Monday, August 30, 2010

Alaska Cruise

Well, Dear Reader, I am here to tell you that my family just returned from a cruise to Alaska. You heard me, Alaska. How dare you judge me!

Interesting facts about cruising to Alaska:

1. No way you're the fattest person on the cruise. Not even close. Go ahead and eat some more cheesecake because most of the people here are fatter than you.

2. No way you're old. See number one above, and while you're at it, have some more cheesecake because you're still not the fattest.

3. Sometimes seniors get cranky, and once they start up, it's hard to get them off topic. What's it to you, you may be asking? Well, nothing, unless you're stuck with them at dinner then the bitching about how far you have to walk to the elevators gets real old, real fast. I can only be all "Yes, that IS far to walk!" for like 15 minutes. 20 at the most. I don't need the wife chiming in, too.

4. Cruise ship directors are awful, evil people.
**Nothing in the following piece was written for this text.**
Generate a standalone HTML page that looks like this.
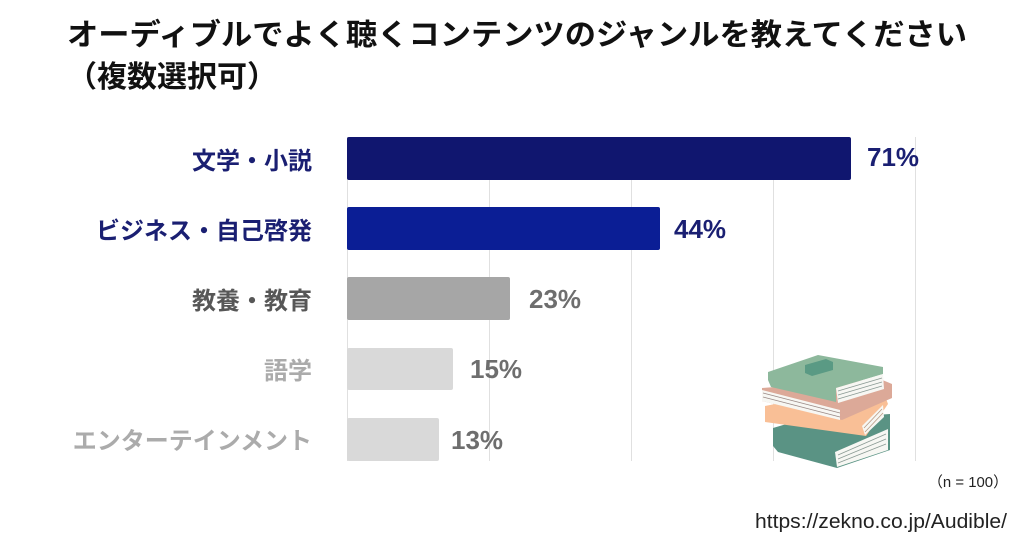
<!DOCTYPE html>
<html>
<head>
<meta charset="utf-8">
<style>
html,body{margin:0;padding:0;background:#fff;}
body{width:1024px;height:538px;overflow:hidden;}
svg{display:block;}
.jp{font-family:"Liberation Sans","Noto Sans CJK JP",sans-serif;font-weight:700;}
.num{font-family:"Liberation Sans",sans-serif;font-weight:700;}
</style>
</head>
<body>
<svg width="1024" height="538" viewBox="0 0 1024 538" xmlns="http://www.w3.org/2000/svg">
  <rect width="1024" height="538" fill="#fff"/>
  <!-- Title -->
  <text class="jp" x="67" y="45" font-size="30" fill="#111" textLength="900" lengthAdjust="spacingAndGlyphs">オーディブルでよく聴くコンテンツのジャンルを教えてください</text>
  <text class="jp" x="67" y="87" font-size="30" fill="#111">（複数選択可）</text>

  <!-- gridlines -->
  <g stroke="#e0e0e0" stroke-width="1">
    <line x1="347.5" y1="137" x2="347.5" y2="461"/>
    <line x1="489.5" y1="137" x2="489.5" y2="461"/>
    <line x1="631.5" y1="137" x2="631.5" y2="461"/>
    <line x1="773.5" y1="137" x2="773.5" y2="461"/>
    <line x1="915.5" y1="137" x2="915.5" y2="461"/>
  </g>

  <!-- bars -->
  <rect x="347" y="137" width="504" height="43" rx="2" fill="#10166f"/>
  <rect x="347" y="207" width="313" height="43" rx="2" fill="#0b1e95"/>
  <rect x="347" y="277" width="163" height="43" rx="2" fill="#a6a6a6"/>
  <rect x="347" y="348" width="106" height="42" rx="2" fill="#d9d9d9"/>
  <rect x="347" y="418" width="92" height="43" rx="2" fill="#d9d9d9"/>

  <!-- category labels -->
  <g class="jp" font-size="24" text-anchor="end">
    <text x="312" y="169" fill="#1a1f72">文学・小説</text>
    <text x="312" y="239" fill="#1a1f72">ビジネス・自己啓発</text>
    <text x="312" y="309" fill="#575757">教養・教育</text>
    <text x="312" y="379" fill="#ababab">語学</text>
    <text x="312" y="449" fill="#ababab">エンターテインメント</text>
  </g>

  <!-- values -->
  <g class="num" font-size="26">
    <text x="867" y="166" fill="#1a1f72">71%</text>
    <text x="674" y="238" fill="#1a1f72">44%</text>
    <text x="529" y="308" fill="#6e6e6e">23%</text>
    <text x="470" y="378" fill="#6e6e6e">15%</text>
    <text x="451" y="449" fill="#6e6e6e">13%</text>
  </g>

  <!-- books illustration -->
  <g>
    <!-- bottom dark green book -->
    <polygon points="773,428 800,420 890,414 890,450 837,468 778,452 773,446" fill="#5a9384"/>
    <polygon points="835,452 888,429 888,450 837,467" fill="#f7f7f3"/>
    <g stroke="#8a9a94" stroke-width="0.8">
      <line x1="838" y1="455" x2="886" y2="434"/>
      <line x1="838" y1="459" x2="886" y2="439"/>
      <line x1="838" y1="463" x2="886" y2="444"/>
    </g>
    <!-- peach book -->
    <polygon points="765,406 800,399 885,396 888,404 866,436 765,422" fill="#f9bf96"/>
    <polygon points="862,426 883,405 884,417 865,435" fill="#f7f7f3"/>
    <g stroke="#b89a84" stroke-width="0.8">
      <line x1="864" y1="428" x2="882" y2="409"/>
      <line x1="865" y1="432" x2="883" y2="413"/>
    </g>
    <!-- pink book -->
    <polygon points="762,388 880,379 892,384 892,398 842,420 762,401" fill="#dca998"/>
    <polygon points="762,390 840,410 840,420 762,401" fill="#f7f7f3"/>
    <g stroke="#9a8a86" stroke-width="0.8">
      <line x1="763" y1="393" x2="840" y2="413"/>
      <line x1="763" y1="397" x2="840" y2="417"/>
    </g>
    <!-- top light green book -->
    <polygon points="768,372 818,355 883,367 883,374 836,388 836,402 771,387 768,380" fill="#8db89c"/>
    <polygon points="836,388 883,374 884,389 838,403" fill="#f7f7f3"/>
    <g stroke="#8a9a94" stroke-width="0.8">
      <line x1="838" y1="391" x2="882" y2="378"/>
      <line x1="838" y1="395" x2="882" y2="382"/>
      <line x1="838" y1="399" x2="882" y2="386"/>
    </g>
    <polygon points="805,365 826,359 833,362 833,370 812,376 805,373" fill="#5a9a84"/>
  </g>

  <!-- footnotes -->
  <text x="928" y="487" font-size="15" fill="#222" font-family="Liberation Sans, Noto Sans CJK JP, sans-serif" textLength="80" lengthAdjust="spacingAndGlyphs">（n = 100）</text>
  <text x="755" y="528" font-size="20" fill="#222" font-family="Liberation Sans, sans-serif" textLength="252" lengthAdjust="spacingAndGlyphs">https://zekno.co.jp/Audible/</text>
</svg>
</body>
</html>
I am talking to you, Gene. And Julie from the Loveboat. You know what you did.

5. Can we just call it Alaska? Do we have to say Ahhhh LASSSS K AAAAAAAh! everytime? Again, talking to you Gene.
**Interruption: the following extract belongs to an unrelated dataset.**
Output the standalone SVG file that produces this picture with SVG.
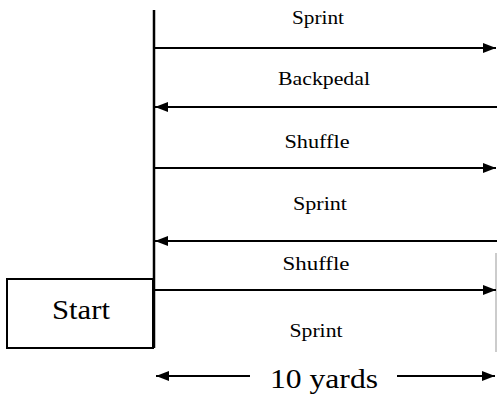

6. Pronouncing it Ahhhh LASSSS K AAAAAAAh does not make the eight block town anymore exciting. I don't care what Captain Stubing told you, it doesn't.

7. Yes, I can confirm that cruise ships are floating buffets.

8. The entertainment on cruise ships -- ai yi yi I am going to have to sub classify this topic.
a) The Big Song and Dance Show: This is one of those situations where you are really wondering if you and the lady next to you, who is simply raving about how fan-fucking-tastic the show was are watching the same show. I don't think so because all I saw was a really cheezy rendition of If I Could Turn Back Time (yes it can get even cheesier that Cher does it) and some abomination with several singer/dancers that was supposed to be a 1940s retrospective. You know, for the old fuckers on board. To say the show was bad does not do justice to its (equally) sad component. Watching it made me feel partially puzzled and partially violated, like Kenny G touched me in a bad place, and you're thinking eww and also you're thinking that's weird because I thought Kenny G was gay.

b) There was also a juggler. Bet you didn't know they still had those! Well they do, and they are about as entertaining as you would imagine they'd be.

c) There was a comedian. He was good.

d) And finally the sad comic-magician, who simply begged for people to give him good ratings on their cruise survey. We saw him in the buffet, eating with a friend. We were glad he had a friend. Seriously, the dude made us sad for him.

Wednesday, August 18, 2010


Does anyone read the really great McSweeney's Internet Tendency? If you don't, you should. It's really funny.

Anyhoo, they do these Lists over there, and I was just reading them and I made my own:

Canadian Superheroes Who Are Well Known in Canada but Not in the US Because, Typical!, You Don't Even Bother to get to Know Anything About Canada, Unless It's Bad News, Then You're All "Woo hoo double murder in Canada today"/Nicknamess for Former Boyfriends of Mine.

Fake Polite Man -- pretends to like your parents then talks about how "weird yet boring" (like that's even possible), your entire family is behind your back.

Canadian Ivy Leaguer -- apparently there's a Canadian uni that's part of the Ivy League. I forget the name now. Stuns you into bored silence by constantly reminding you he attended an "IVY LEAGUE" school.

Heartbreaker Man -- The dude who can emotionally cripple people for like three months at a time because he just breaks up with you for no reason, but politely.

Hockey Man -- the guy who rescues other dudes from bad situations like, for example, the time when you were really having a heart to heart with your then boyfriend and almost had him to the point of talking about taking your relationship to the next level, by phoning up and telling them to put on the CBC right now to catch the most awesome goal on the replay.

Hypno Crazy Coloured Money Man -- This dude will hypnotize you with all his flashy, "crazily" coloured (big goddam eyeroll from Canada - like green is so sensible. It's not, you're just used to it) bills, and make you think he's going to spend it on you, but turns out he's super cheap, so that's kind of his power.

Superman -- I said yeah, motherfucker. Superman is Canadian.

Monday, August 16, 2010

New post

Blank Page

Stop taunting me!

Actually, it's okay.

People, have I told you how lucky I am to be the kind of person who needs you?

Is there anything in the world sadder than the trying-to-be-hip housewife? And she's all "That's not how I roll" . We just got you to stop saying "In da house", please do not start up with this "How you roll" business now.

I ask you, sincerely, is there anything sadder than that? Maybe the fake giant boobs. And the tan on the age deteriorated skin.

Be old, that is cool! Be your age. Be your life experience!

Don't try to be young. Don't you remember what a total asshole you were when you were young? I do. I was insufferable.

Be yourself, just the way you are. You're awesome as is.